上述の通り、本発明のAl−Cu接合構造物の製造方法によれば、Al−Cu接合面にAg層を有効に残存させることができ、接合部の引張強さも母材Alと同等の強度を確保し、優れた接合特性を発揮することができる。
本発明のAl−Cu接合構造物によれば、Al−Cu接合面にAg層を残存させることができるので、延性的な変形、破壊挙動を示し、接合部の引張強さも母材Alと同等の強度を確保することができ、優れた接合特性を示すことができる。これにより、AlとCuの異材接合による構造材として広く利用することができる。

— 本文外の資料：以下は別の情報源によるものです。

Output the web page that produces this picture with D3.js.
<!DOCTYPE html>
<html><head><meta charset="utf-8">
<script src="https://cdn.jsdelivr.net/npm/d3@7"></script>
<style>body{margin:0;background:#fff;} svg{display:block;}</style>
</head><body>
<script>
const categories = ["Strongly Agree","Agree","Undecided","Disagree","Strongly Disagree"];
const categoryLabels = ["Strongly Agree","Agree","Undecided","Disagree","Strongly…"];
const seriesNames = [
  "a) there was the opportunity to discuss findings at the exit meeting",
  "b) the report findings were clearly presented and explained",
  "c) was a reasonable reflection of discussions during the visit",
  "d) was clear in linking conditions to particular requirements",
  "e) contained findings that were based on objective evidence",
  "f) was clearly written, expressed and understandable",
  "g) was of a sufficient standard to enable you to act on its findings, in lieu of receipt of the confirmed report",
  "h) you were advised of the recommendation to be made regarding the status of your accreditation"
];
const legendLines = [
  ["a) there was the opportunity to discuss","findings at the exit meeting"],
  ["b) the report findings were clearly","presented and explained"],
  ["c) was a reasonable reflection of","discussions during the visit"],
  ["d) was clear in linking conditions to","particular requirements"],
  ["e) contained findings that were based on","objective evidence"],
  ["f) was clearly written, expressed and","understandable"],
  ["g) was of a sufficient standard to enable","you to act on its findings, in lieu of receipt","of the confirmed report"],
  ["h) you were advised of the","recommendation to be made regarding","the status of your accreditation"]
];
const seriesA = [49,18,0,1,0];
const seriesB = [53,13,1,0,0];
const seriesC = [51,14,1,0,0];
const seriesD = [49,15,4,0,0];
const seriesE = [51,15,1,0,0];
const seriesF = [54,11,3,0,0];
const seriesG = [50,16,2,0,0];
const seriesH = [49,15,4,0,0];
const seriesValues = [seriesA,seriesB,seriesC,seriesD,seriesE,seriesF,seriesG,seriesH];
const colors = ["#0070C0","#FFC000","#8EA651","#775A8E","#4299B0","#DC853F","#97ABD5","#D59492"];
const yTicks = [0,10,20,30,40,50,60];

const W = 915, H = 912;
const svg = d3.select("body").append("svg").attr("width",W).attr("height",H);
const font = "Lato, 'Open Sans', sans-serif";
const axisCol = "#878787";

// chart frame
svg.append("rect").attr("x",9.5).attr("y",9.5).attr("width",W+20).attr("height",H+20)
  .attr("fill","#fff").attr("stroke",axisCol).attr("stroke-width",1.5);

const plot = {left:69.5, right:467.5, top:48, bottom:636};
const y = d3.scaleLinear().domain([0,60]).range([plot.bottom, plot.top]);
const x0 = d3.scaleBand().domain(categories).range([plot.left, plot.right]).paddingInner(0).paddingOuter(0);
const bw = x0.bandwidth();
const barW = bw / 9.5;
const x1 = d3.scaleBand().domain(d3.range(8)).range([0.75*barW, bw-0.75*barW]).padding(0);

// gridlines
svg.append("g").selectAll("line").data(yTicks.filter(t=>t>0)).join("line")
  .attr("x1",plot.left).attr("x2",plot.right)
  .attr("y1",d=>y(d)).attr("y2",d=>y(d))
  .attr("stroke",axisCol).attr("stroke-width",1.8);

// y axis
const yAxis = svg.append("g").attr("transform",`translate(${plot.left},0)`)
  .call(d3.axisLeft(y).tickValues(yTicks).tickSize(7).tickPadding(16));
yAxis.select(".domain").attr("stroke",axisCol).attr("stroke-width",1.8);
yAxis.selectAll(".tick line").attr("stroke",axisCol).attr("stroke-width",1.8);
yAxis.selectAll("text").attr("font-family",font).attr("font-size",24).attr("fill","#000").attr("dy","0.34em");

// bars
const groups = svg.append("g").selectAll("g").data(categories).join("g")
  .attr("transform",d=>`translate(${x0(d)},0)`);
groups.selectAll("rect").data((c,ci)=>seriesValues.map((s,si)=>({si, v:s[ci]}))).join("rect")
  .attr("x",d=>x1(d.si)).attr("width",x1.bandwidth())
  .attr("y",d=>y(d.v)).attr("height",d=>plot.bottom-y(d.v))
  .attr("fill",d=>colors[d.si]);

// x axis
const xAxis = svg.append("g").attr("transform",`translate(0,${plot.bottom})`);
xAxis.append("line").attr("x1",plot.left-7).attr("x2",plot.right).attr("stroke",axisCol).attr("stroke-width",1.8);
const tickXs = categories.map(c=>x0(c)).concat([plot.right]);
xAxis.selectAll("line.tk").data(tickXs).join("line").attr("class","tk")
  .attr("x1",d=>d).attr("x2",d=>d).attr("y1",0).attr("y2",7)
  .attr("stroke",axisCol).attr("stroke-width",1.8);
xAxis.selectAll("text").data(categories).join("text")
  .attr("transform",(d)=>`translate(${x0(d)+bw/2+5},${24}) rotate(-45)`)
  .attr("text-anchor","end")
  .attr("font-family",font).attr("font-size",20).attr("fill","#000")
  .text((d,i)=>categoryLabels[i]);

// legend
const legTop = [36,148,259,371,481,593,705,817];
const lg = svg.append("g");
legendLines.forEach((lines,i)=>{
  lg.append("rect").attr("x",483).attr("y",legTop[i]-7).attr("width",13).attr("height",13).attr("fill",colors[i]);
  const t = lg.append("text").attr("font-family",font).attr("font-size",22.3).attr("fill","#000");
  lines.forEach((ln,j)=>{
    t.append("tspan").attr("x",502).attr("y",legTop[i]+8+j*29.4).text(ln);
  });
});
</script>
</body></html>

Al−Si系ろう材を用いてAlとCuを直接ろう付した異材接合における、接合部の代表的な組織を模式的に示した図である。 Al−Si系ろう材を用いてAl−Cuの接合面にインサート材としてAgを挿入した異材接合における、接合部の代表的な組織を模式的に示した図である。 ろう付温度を793〜843Kおよびろう付時間を60〜3600secの条件でインサート材としてAgを用いてろう付接合した試験片のろう付状況を外観調査した結果を示す図である。 ろう付温度を変化させた場合(813〜830K)の接合部の引張強さとろう付時間の関係を示す図である。 ろう付温度が818Kおよび823Kである場合における、ろう付時間と残存Ag層の厚さと関係、およびろう付時間と接合部の引張強さとの関係を示す図である。 ろう付温度が818Kおよび823Kである場合における残存Ag層の厚さと接合部の引張強さとの関係を示す図である。

Claims (3)

  1. Al部材とCu部材との接合面にインサート材としてAgを用いAl−Si系ろう材で構成されたろう付け接合構造物であって、
    ろう付け後に前記接合面に10μm以上のAg層が残存し、
    Ag−Al間に網目状のAg2Alが形成されたことを特徴とするAl−Cu接合構造物。
  2. Al−Si系のろう材を用いてAl部材とCu部材とをろう付け接合するに際し、これらの接合面のインサート材としてAgを用い、
    ろう付け温度を813K超えとして、
    当該Ag層を10μm以上残存させ、Ag−Al間に網目状のAg2Alを形成させることを特徴とするAl−Cu接合構造物の製造方法。
  3. インサート材の厚さを100μmとした場合に、
    ろう付け温度を823K±5Kとし、かつろう付け時間を1800sec以下としたことを特徴とする請求項2に記載のAl−Cu接合構造物の製造方法。